On Wed, May 03, 2023 at 06:35:49AM -1000, Tejun Heo wrote:
> Hello, Kent.
> 
> On Wed, May 03, 2023 at 04:05:08AM -0400, Kent Overstreet wrote:
> > No, we're still waiting on the tracing people to _demonstrate_, not
> > claim, that this is at all possible in a comparable way with tracing. 
> 
> So, we (meta) happen to do stuff like this all the time in the fleet to hunt
> down tricky persistent problems like memory leaks, ref leaks, what-have-you.
> In recent kernels, with kprobe and BPF, our ability to debug these sorts of
> problems has improved a great deal. Below, I'm attaching a bcc script I used
> to hunt down, IIRC, a double vfree. It's not exactly for a leak but leaks
> can follow the same pattern.
> 
> There are of course some pros and cons to this approach:
> 
> Pros:
> 
> * The framework doesn't really have any runtime overhead, so we can have it
>   deployed in the entire fleet and debug wherever problem is.
> 
> * It's fully flexible and programmable which enables non-trivial filtering
>   and summarizing to be done inside kernel w/ BPF as necessary, which is
>   pretty handy for tracking high frequency events.
> 
> * BPF is pretty performant. Dedicated built-in kernel code can do better of
>   course but BPF's jit compiled code & its data structures are fast enough.
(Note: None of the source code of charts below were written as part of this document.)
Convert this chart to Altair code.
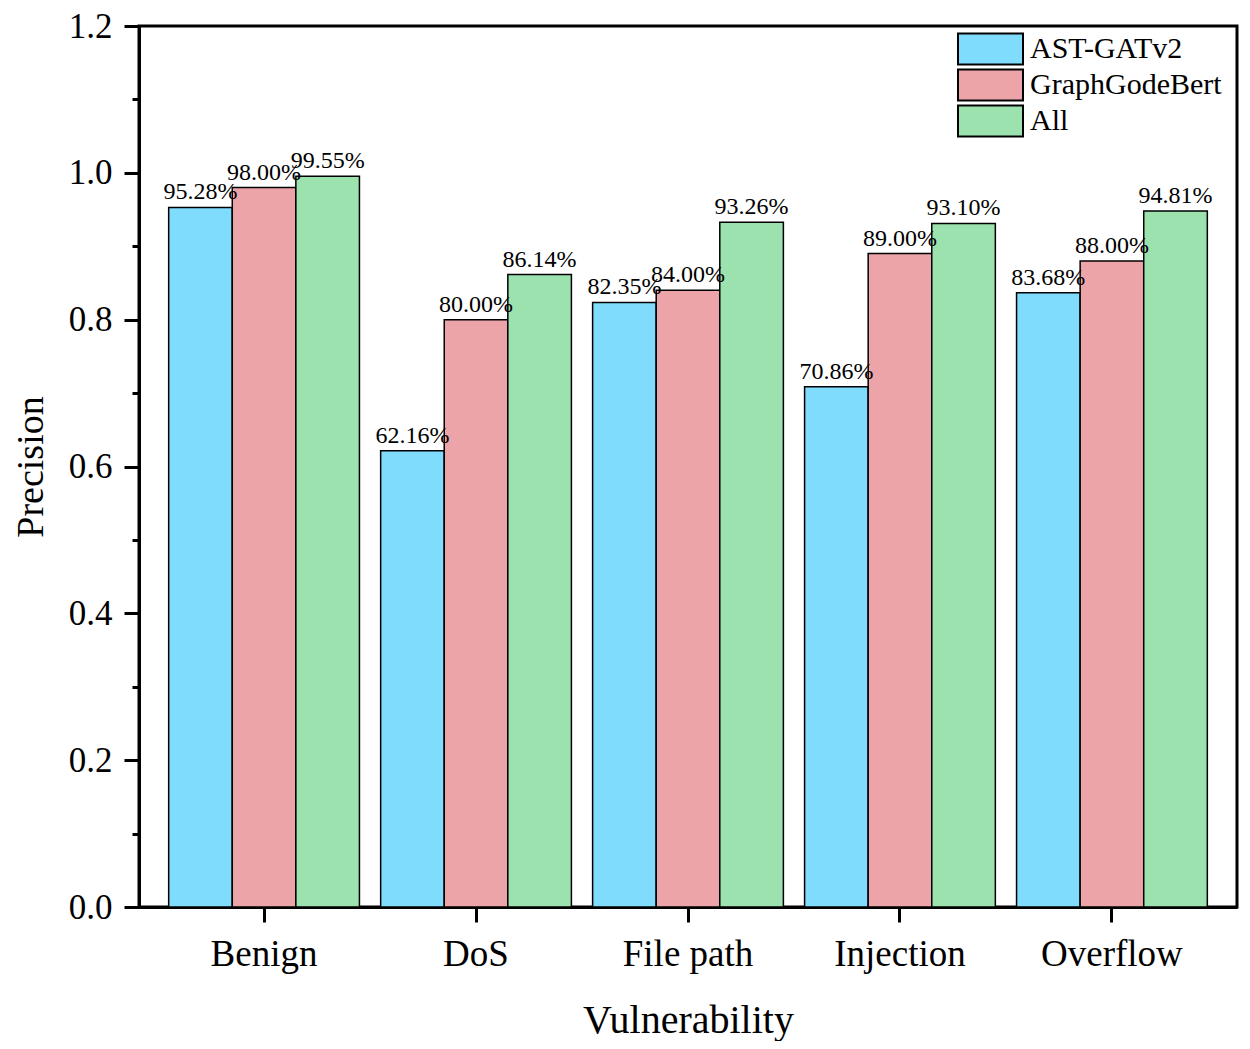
import altair as alt
import pandas as pd

categories = ["Benign", "DoS", "File path", "Injection", "Overflow"]
models = ["AST-GATv2", "GraphGodeBert", "All"]
ast_gatv2 = [0.9528, 0.6216, 0.8235, 0.7086, 0.8368]
graphcodebert = [0.9800, 0.8000, 0.8400, 0.8900, 0.8800]
all_feat = [0.9955, 0.8614, 0.9326, 0.9310, 0.9481]
colors = ["#80DCFC", "#EDA4A9", "#9CE2AE"]
y_ticks = [0.0, 0.1, 0.2, 0.3, 0.4, 0.5, 0.6, 0.7, 0.8, 0.9, 1.0, 1.1, 1.2]

rows = []
for m, vals in zip(models, [ast_gatv2, graphcodebert, all_feat]):
    for c, v in zip(categories, vals):
        rows.append({"Vulnerability": c, "Model": m, "Precision": v})
df = pd.DataFrame(rows)

FONT = "Liberation Serif"

x = alt.X("Vulnerability:N", sort=categories,
          scale=alt.Scale(paddingInner=0.1, paddingOuter=0.14),
          axis=alt.Axis(title="Vulnerability", labelAngle=0, labelFontSize=37,
                        titleFontSize=40, labelPadding=14, titlePadding=28,
                        tickSize=15, tickWidth=3, tickColor="black",
                        domainWidth=3, domainColor="black",
                        labelColor="black", titleColor="black",
                        labelFont=FONT, titleFont=FONT, titleFontWeight="normal"))
y = alt.Y("Precision:Q", scale=alt.Scale(domain=[0, 1.2], nice=False, zero=True),
          axis=alt.Axis(title="Precision", values=y_ticks,
                        labelExpr="round(datum.value*10) % 2 === 0 ? format(datum.value, '.1f') : ''",
                        tickSize={"condition": {"test": "round(datum.value*10) % 2 === 0", "value": 15}, "value": 7},
                        tickWidth=3, tickColor="black", domainWidth=3, domainColor="black",
                        labelFontSize=35, titleFontSize=38, labelPadding=12, titlePadding=18,
                        labelColor="black", titleColor="black", grid=False,
                        labelFont=FONT, titleFont=FONT, titleFontWeight="normal"))
xo = alt.XOffset("Model:N", sort=models, scale=alt.Scale(paddingInner=0, paddingOuter=0))

bars = alt.Chart(df).mark_bar(stroke="black", strokeWidth=1.5).encode(
    x=x, y=y, xOffset=xo,
    color=alt.Color("Model:N", sort=models,
                    scale=alt.Scale(domain=models, range=colors),
                    legend=alt.Legend(title=None, orient="none", legendX=818, legendY=6,
                                      symbolType="M-1,-0.477H1V0.477H-1Z", symbolSize=4225,
                                      symbolStrokeColor="black", symbolStrokeWidth=2,
                                      symbolOpacity=1, clipHeight=34, rowPadding=2,
                                      labelFontSize=30, labelFont=FONT, labelColor="black",
                                      labelLimit=400,
                                      labelOffset=6, padding=0)),
)

labels = alt.Chart(df).mark_text(baseline="bottom", dy=-3, fontSize=24, font=FONT, color="black").encode(
    x=x, y=y, xOffset=xo,
    text=alt.Text("Precision:Q", format=".2%"),
)

chart = alt.layer(bars, labels).properties(
    width=1098, height=881,
    background="white",
    autosize=alt.AutoSizeParams(type="none"),
    padding={"left": 131, "top": 18, "right": 5, "bottom": 134},
).configure_view(stroke="black", strokeWidth=3)

chart.save("out.html", embed_options={"renderer": "svg", "actions": False})
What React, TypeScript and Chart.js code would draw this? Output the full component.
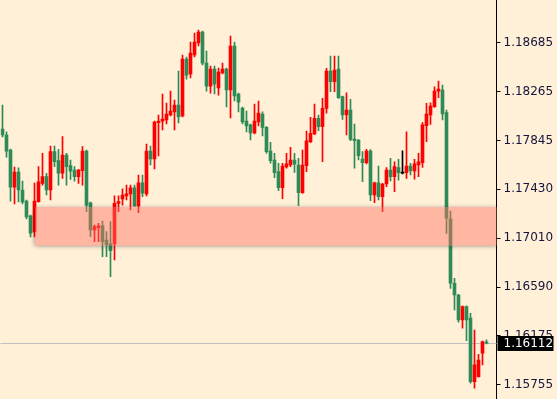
import React, { useEffect, useRef } from "react";
import { Chart, registerables } from "chart.js";

Chart.register(...registerables);

const opens = [
  1.17946, 1.17895, 1.17766, 1.17449, 1.17578, 1.17424, 1.17329, 1.17202, 1.17064, 1.17324,
  1.17481, 1.17538, 1.17424, 1.17752, 1.17675, 1.17567, 1.17723, 1.17632, 1.17595, 1.17538,
  1.17589, 1.17757, 1.17315, 1.17081, 1.17101, 1.17116, 1.16996, 1.16962, 1.16962, 1.17310,
  1.17347, 1.17373, 1.17390, 1.17443, 1.17287, 1.17486, 1.17390, 1.17757, 1.17689, 1.18000,
  1.18014, 1.18023, 1.18066, 1.18092, 1.18151, 1.18058, 1.18546, 1.18417, 1.18580, 1.18683,
  1.18777, 1.18511, 1.18314, 1.18460, 1.18297, 1.18426, 1.18460, 1.18280, 1.18657, 1.18246,
  1.18126, 1.18014, 1.17981, 1.17912, 1.18006, 1.18075, 1.17961, 1.17757, 1.17681, 1.17581,
  1.17444, 1.17621, 1.17638, 1.17681, 1.17638, 1.17401, 1.17632, 1.17838, 1.17904, 1.18038,
  1.17966, 1.18123, 1.18443, 1.18351, 1.18460, 1.18223, 1.18066, 1.18109, 1.17861, 1.17852,
  1.17689, 1.17658, 1.17757, 1.17381, 1.17486, 1.17367, 1.17475, 1.17595, 1.17538, 1.17615,
  1.17569, 1.17572, 1.17629, 1.17587, 1.17638, 1.17658, 1.17975, 1.18066, 1.18137, 1.18271,
  1.18280, 1.18086, 1.17176, 1.16625, 1.16525, 1.16311, 1.16425, 1.16326, 1.15783, 1.15826,
  1.16026, 1.16120,
];
const highs = [
  1.18151, 1.17921, 1.17775, 1.17621, 1.17613, 1.17500, 1.17338, 1.17210, 1.17483, 1.17624,
  1.17738, 1.17567, 1.17800, 1.17800, 1.17772, 1.17881, 1.17738, 1.17681, 1.17624, 1.17600,
  1.17795, 1.17765, 1.17320, 1.17124, 1.17139, 1.17158, 1.17067, 1.17153, 1.17373, 1.17373,
  1.17433, 1.17466, 1.17466, 1.17466, 1.17552, 1.17552, 1.17818, 1.17801, 1.18014, 1.18066,
  1.18246, 1.18168, 1.18271, 1.18194, 1.18443, 1.18580, 1.18563, 1.18691, 1.18768, 1.18794,
  1.18785, 1.18614, 1.18486, 1.18486, 1.18469, 1.18511, 1.18469, 1.18743, 1.18691, 1.18254,
  1.18135, 1.18100, 1.17989, 1.18160, 1.18186, 1.18094, 1.17968, 1.17833, 1.17738, 1.17653,
  1.17653, 1.17738, 1.17790, 1.17738, 1.17695, 1.17766, 1.17929, 1.18047, 1.18160, 1.18066,
  1.18209, 1.18466, 1.18571, 1.18571, 1.18571, 1.18229, 1.18257, 1.18200, 1.17989, 1.17856,
  1.17752, 1.17772, 1.17771, 1.17492, 1.17629, 1.17480, 1.17615, 1.17695, 1.17666, 1.17687,
  1.17760, 1.17923, 1.17653, 1.17687, 1.17738, 1.18001, 1.18166, 1.18171, 1.18308, 1.18357,
  1.18323, 1.18109, 1.17244, 1.16668, 1.16531, 1.16431, 1.16431, 1.16368, 1.16225, 1.16017,
  1.16131, 1.16140,
];
const lows = [
  1.17878, 1.17706, 1.17329, 1.17304, 1.17321, 1.17304, 1.17176, 1.17021, 1.17021, 1.17320,
  1.17466, 1.17381, 1.17338, 1.17624, 1.17466, 1.17524, 1.17466, 1.17515, 1.17500, 1.17481,
  1.17466, 1.17239, 1.17024, 1.16982, 1.16982, 1.16853, 1.16853, 1.16682, 1.16825, 1.17239,
  1.17295, 1.17338, 1.17253, 1.17283, 1.17230, 1.17367, 1.17373, 1.17638, 1.17604, 1.17715,
  1.17938, 1.17989, 1.18058, 1.17938, 1.17998, 1.18049, 1.18374, 1.18383, 1.18563, 1.18657,
  1.18494, 1.18271, 1.18254, 1.18246, 1.18237, 1.18417, 1.18135, 1.18041, 1.18186, 1.18092,
  1.17989, 1.17921, 1.17852, 1.17904, 1.17972, 1.17887, 1.17738, 1.17653, 1.17529, 1.17418,
  1.17349, 1.17610, 1.17624, 1.17575, 1.17290, 1.17394, 1.17581, 1.17829, 1.17898, 1.17932,
  1.17666, 1.18081, 1.18266, 1.18266, 1.18209, 1.18029, 1.17895, 1.17846, 1.17610, 1.17681,
  1.17495, 1.17647, 1.17332, 1.17315, 1.17338, 1.17238, 1.17452, 1.17501, 1.17409, 1.17509,
  1.17561, 1.17524, 1.17552, 1.17516, 1.17538, 1.17618, 1.17838, 1.17986, 1.18132, 1.18214,
  1.18023, 1.17053, 1.16582, 1.16397, 1.16291, 1.16240, 1.16134, 1.15769, 1.15727, 1.15820,
  1.15926, 1.16105,
];
const closes = [
  1.17895, 1.17757, 1.17449, 1.17578, 1.17424, 1.17321, 1.17193, 1.17055, 1.17329, 1.17494,
  1.17538, 1.17424, 1.17752, 1.17667, 1.17567, 1.17723, 1.17624, 1.17586, 1.17538, 1.17595,
  1.17757, 1.17295, 1.17081, 1.17110, 1.17116, 1.16982, 1.16953, 1.16904, 1.17310, 1.17324,
  1.17381, 1.17390, 1.17443, 1.17287, 1.17486, 1.17396, 1.17757, 1.17689, 1.18006, 1.18014,
  1.18032, 1.18075, 1.18100, 1.18151, 1.18049, 1.18546, 1.18408, 1.18597, 1.18691, 1.18777,
  1.18511, 1.18314, 1.18460, 1.18331, 1.18434, 1.18460, 1.18280, 1.18657, 1.18229, 1.18177,
  1.18006, 1.17972, 1.17912, 1.18014, 1.18083, 1.17960, 1.17752, 1.17675, 1.17572, 1.17444,
  1.17629, 1.17647, 1.17681, 1.17644, 1.17401, 1.17638, 1.17846, 1.17909, 1.18038, 1.17966,
  1.18123, 1.18443, 1.18351, 1.18451, 1.18214, 1.18066, 1.18109, 1.17858, 1.17846, 1.17718,
  1.17658, 1.17757, 1.17381, 1.17486, 1.17367, 1.17475, 1.17595, 1.17538, 1.17624, 1.17572,
  1.17569, 1.17629, 1.17587, 1.17647, 1.17666, 1.17981, 1.18075, 1.18143, 1.18271, 1.18289,
  1.18075, 1.17182, 1.16625, 1.16525, 1.16311, 1.16425, 1.16311, 1.15783, 1.15926, 1.15968,
  1.16126, 1.16112,
];

const tickValues = [1.18685, 1.18265, 1.17845, 1.1743, 1.1701, 1.1659, 1.16175, 1.15755];
const yMin = 1.15634;
const yMax = 1.19051;
const lastPrice = 1.16112;
const zoneTop = 1.17276;
const zoneBottom = 1.16949;
const zoneStartIndex = 8;
const emptySlots = 2;

const BG = "#fff0d7";
const UP = "#ff0000";
const DOWN = "#2e8b57";
const DOJI = "#000000";
const AXIS_TEXT = "#14143c";
const FONT = '"DejaVu Sans", Verdana, sans-serif';

export default function App() {
  const ref = useRef<HTMLCanvasElement | null>(null);

  useEffect(() => {
    document.body.style.margin = "0";
    document.body.style.background = BG;
    const canvas = ref.current;
    if (!canvas) return;

    const n = opens.length;
    const labels = Array.from({ length: n + emptySlots }, (_, i) => String(i));
    const colors = opens.map((o, i) =>
      closes[i] > o ? UP : closes[i] < o ? DOWN : DOJI
    );
    const bodies = opens.map((o, i) => [Math.min(o, closes[i]), Math.max(o, closes[i])]);
    const wicks = lows.map((l, i) => [l, highs[i]]);

    const bgPlugin = {
      id: "bg",
      beforeDraw(chart: any) {
        const { ctx, width, height } = chart;
        ctx.save();
        ctx.fillStyle = BG;
        ctx.fillRect(0, 0, width, height);
        ctx.restore();
      },
    };

    const priceLinePlugin = {
      id: "priceLine",
      beforeDatasetsDraw(chart: any) {
        const { ctx, chartArea, scales } = chart;
        const y = Math.round(scales.y.getPixelForValue(lastPrice)) + 0.5;
        ctx.save();
        ctx.strokeStyle = "#c0c0c0";
        ctx.lineWidth = 1;
        ctx.beginPath();
        ctx.moveTo(chartArea.left, y);
        ctx.lineTo(chartArea.right, y);
        ctx.stroke();
        ctx.restore();
      },
    };

    const zonePlugin = {
      id: "zone",
      afterDatasetsDraw(chart: any) {
        const { ctx, chartArea, scales, width, height } = chart;
        const x0 = Math.round(scales.x.getPixelForValue(zoneStartIndex));
        const x1 = chartArea.right;
        const yt = scales.y.getPixelForValue(zoneTop);
        const yb = scales.y.getPixelForValue(zoneBottom);
        ctx.save();
        ctx.beginPath();
        ctx.rect(chartArea.left, chartArea.top, chartArea.right - chartArea.left, chartArea.bottom - chartArea.top);
        ctx.clip();
        ctx.beginPath();
        ctx.rect(0, 0, width, height);
        ctx.rect(x0, yt, x1 - x0, yb - yt);
        ctx.clip("evenodd");
        ctx.shadowColor = "rgba(0,0,0,0.45)";
        ctx.shadowBlur = 5;
        ctx.shadowOffsetX = 0;
        ctx.shadowOffsetY = 1;
        ctx.fillStyle = "#ffb4a8";
        ctx.fillRect(x0, yt, x1 - x0, yb - yt);
        ctx.restore();
        ctx.save();
        ctx.fillStyle = "rgba(255,110,100,0.45)";
        ctx.fillRect(x0, yt, x1 - x0, yb - yt);
        ctx.restore();
      },
    };

    const priceLabelPlugin = {
      id: "priceLabel",
      afterDraw(chart: any) {
        const { ctx, scales } = chart;
        const y = scales.y.getPixelForValue(lastPrice);
        const x = scales.y.left + 1;
        ctx.save();
        ctx.fillStyle = "#000";
        ctx.fillRect(x, Math.round(y) - 7, 56, 15);
        ctx.fillStyle = "#fff";
        ctx.font = "12px " + FONT;
        ctx.textBaseline = "middle";
        ctx.textAlign = "left";
        ctx.fillText(lastPrice.toFixed(5), scales.y.left + 7, Math.round(y) + 0.5);
        ctx.restore();
      },
    };

    const chart = new Chart(canvas, {
      type: "bar",
      data: {
        labels,
        datasets: [
          {
            label: "body",
            data: bodies as any,
            backgroundColor: colors,
            borderWidth: 0,
            barThickness: 3,
            minBarLength: 1,
            grouped: false,
            order: 0,
          },
          {
            label: "wick",
            data: wicks as any,
            backgroundColor: colors,
            borderWidth: 0,
            barThickness: 1,
            minBarLength: 1,
            grouped: false,
            order: 1,
          },
        ],
      },
      options: {
        responsive: false,
        animation: false,
        devicePixelRatio: 1,
        layout: { padding: { left: 0.5, right: 0, top: 0, bottom: 0 } },
        plugins: {
          legend: { display: false },
          tooltip: { enabled: false },
        },
        scales: {
          x: {
            type: "category",
            display: false,
            offset: true,
          },
          y: {
            position: "right",
            min: yMin,
            max: yMax,
            afterBuildTicks: (scale: any) => {
              scale.ticks = tickValues.map((v) => ({ value: v }));
            },
            afterFit: (scale: any) => {
              scale.width = 60.5;
              scale.paddingTop = 0;
              scale.paddingBottom = 0;
            },
            ticks: {
              autoSkip: false,
              padding: 3,
              color: AXIS_TEXT,
              font: { family: FONT, size: 12 },
              callback: (v: any) => Number(v).toFixed(5),
            },
            grid: {
              drawOnChartArea: false,
              drawTicks: true,
              tickLength: 4,
              color: "#000",
            },
            border: { display: true, color: "#000", width: 1 },
          },
        },
      },
      plugins: [bgPlugin, priceLinePlugin, zonePlugin, priceLabelPlugin],
    });

    return () => chart.destroy();
  }, []);

  return (
    <div style={{ width: 557, height: 399, background: BG }}>
      <canvas ref={ref} width={557} height={399} style={{ display: "block" }} />
    </div>
  );
}
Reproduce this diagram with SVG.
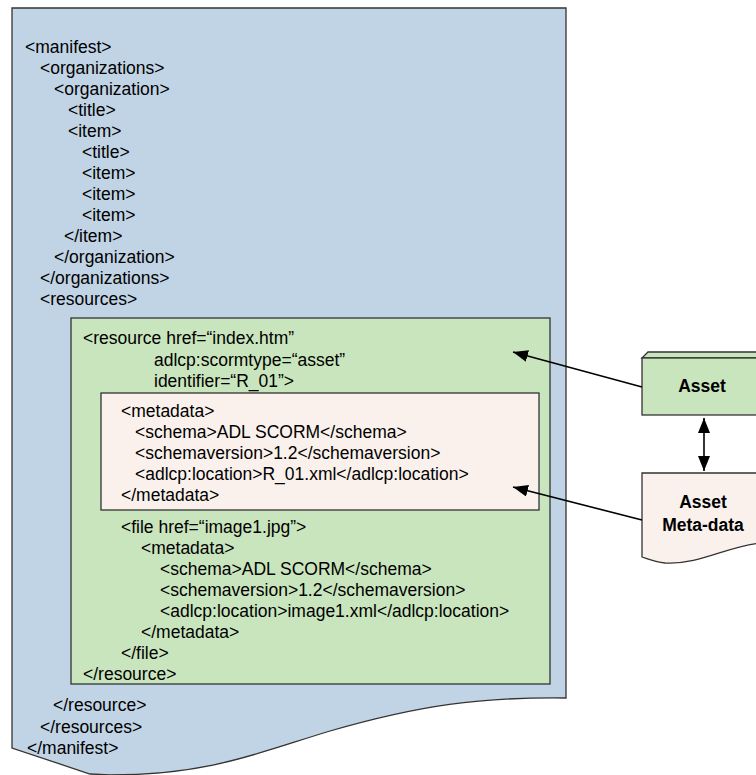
<svg xmlns="http://www.w3.org/2000/svg" width="756" height="775" viewBox="0 0 756 775">
<style>
text{font-family:"Liberation Sans",Arial,sans-serif;font-size:17.5px;fill:#000}
.b{font-weight:bold;text-anchor:middle}
.sh{stroke:#333;stroke-width:1.3}
.blue{fill:#C1D4E5}
.green{fill:#C9E5BD}
.pink{fill:#FAF1EC}
.con{stroke:#000;stroke-width:1.6;fill:none}
</style>
<defs>
<marker id="ah" markerUnits="userSpaceOnUse" markerWidth="16" markerHeight="12" refX="15" refY="6" orient="auto-start-reverse">
<path d="M0,0 L15,6 L0,12 Z" fill="#000"/>
</marker>
</defs>
<rect width="756" height="775" fill="#fff"/>
<g id="manifest">
<path class="sh blue" d="M12,8 L566,8 L566,698 C480,697 420,705 330,731 C260,752 210,775 110,775 L90,774 L12,748 Z"/>
<text x="25" y="53">&lt;manifest&gt;</text>
<text x="40" y="74">&lt;organizations&gt;</text>
<text x="54" y="95">&lt;organization&gt;</text>
<text x="68" y="116">&lt;title&gt;</text>
<text x="68" y="137">&lt;item&gt;</text>
<text x="82" y="158">&lt;title&gt;</text>
<text x="82" y="179">&lt;item&gt;</text>
<text x="82" y="200">&lt;item&gt;</text>
<text x="82" y="221">&lt;item&gt;</text>
<text x="64" y="242">&lt;/item&gt;</text>
<text x="54" y="263">&lt;/organization&gt;</text>
<text x="40" y="284">&lt;/organizations&gt;</text>
<text x="40" y="305">&lt;resources&gt;</text>
<text x="53" y="711">&lt;/resource&gt;</text>
<text x="40" y="733">&lt;/resources&gt;</text>
<text x="27" y="754">&lt;/manifest&gt;</text>
</g>
<g id="resource">
<rect class="sh green" x="71" y="318" width="479" height="366"/>
<text x="83" y="344">&lt;resource href=“index.htm”</text>
<text x="154" y="366">adlcp:scormtype=“asset”</text>
<text x="154" y="387">identifier=“R_01”&gt;</text>
<text x="121" y="533">&lt;file href=“image1.jpg”&gt;</text>
<text x="141" y="554">&lt;metadata&gt;</text>
<text x="160" y="575">&lt;schema&gt;ADL SCORM&lt;/schema&gt;</text>
<text x="160" y="596">&lt;schemaversion&gt;1.2&lt;/schemaversion&gt;</text>
<text x="160" y="617">&lt;adlcp:location&gt;image1.xml&lt;/adlcp:location&gt;</text>
<text x="141" y="638">&lt;/metadata&gt;</text>
<text x="121" y="659">&lt;/file&gt;</text>
<text x="83" y="680">&lt;/resource&gt;</text>
</g>
<g id="metadata">
<rect class="sh pink" x="101" y="393" width="438" height="117"/>
<text x="121" y="417">&lt;metadata&gt;</text>
<text x="135" y="438">&lt;schema&gt;ADL SCORM&lt;/schema&gt;</text>
<text x="135" y="459">&lt;schemaversion&gt;1.2&lt;/schemaversion&gt;</text>
<text x="135" y="480">&lt;adlcp:location&gt;R_01.xml&lt;/adlcp:location&gt;</text>
<text x="121" y="501">&lt;/metadata&gt;</text>
</g>
<g id="asset">
<path class="sh green" d="M642,358 L648,352 L762,352 L762,358 Z"/>
<rect class="sh green" x="642" y="358" width="120" height="57"/>
<text class="b" x="702" y="392">Asset</text>
</g>
<g id="asset-metadata">
<path class="sh pink" d="M642,473 L762,473 L762,543 C730,545 700,565 665,563 C655,562 648,559 642,557 Z"/>
<text class="b" x="703" y="508">Asset</text>
<text class="b" x="703" y="531">Meta-data</text>
</g>
<g id="connectors">
<line class="con" x1="642" y1="387" x2="513" y2="352" marker-end="url(#ah)"/>
<line class="con" x1="642" y1="520" x2="513" y2="487" marker-end="url(#ah)"/>
<line class="con" x1="704" y1="418" x2="704" y2="471" marker-start="url(#ah)" marker-end="url(#ah)"/>
</g>
</svg>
>   I don't remember any time this was a problem.
> 
> Cons:
> 
> * BPF has some learning curve. Also the fact that what it provides is a wide
>   open field rather than something scoped out for a specific problem can
>   make it seem a bit daunting at the beginning.
> 
> * Because tracking starts when the script starts running, it doesn't know
>   anything which has happened upto that point, so you gotta pay attention to
>   handling e.g. handling frees which don't match allocs. It's kinda annoying
>   but not a huge problem usually. There are ways to build in BPF progs into
>   the kernel and load it early but I haven't experiemnted with it yet
>   personally.
> 
> I'm not necessarily against adding dedicated memory debugging mechanism but
> do wonder whether the extra benefits would be enough to justify the code and
> maintenance overhead.
> 
> Oh, a bit of delta but for anyone who's more interested in debugging
> problems like this, while I tend to go for bcc
> (https://github.com/iovisor/bcc) for this sort of problems. Others prefer to
> write against libbpf directly or use bpftrace
> (https://github.com/iovisor/bpftrace).

Do you have example output?

TBH I'm skeptical that it's even possible to do full memory allocation
profiling with tracing/bpf, due to recursive memory allocations and
needing an index of outstanding allcations.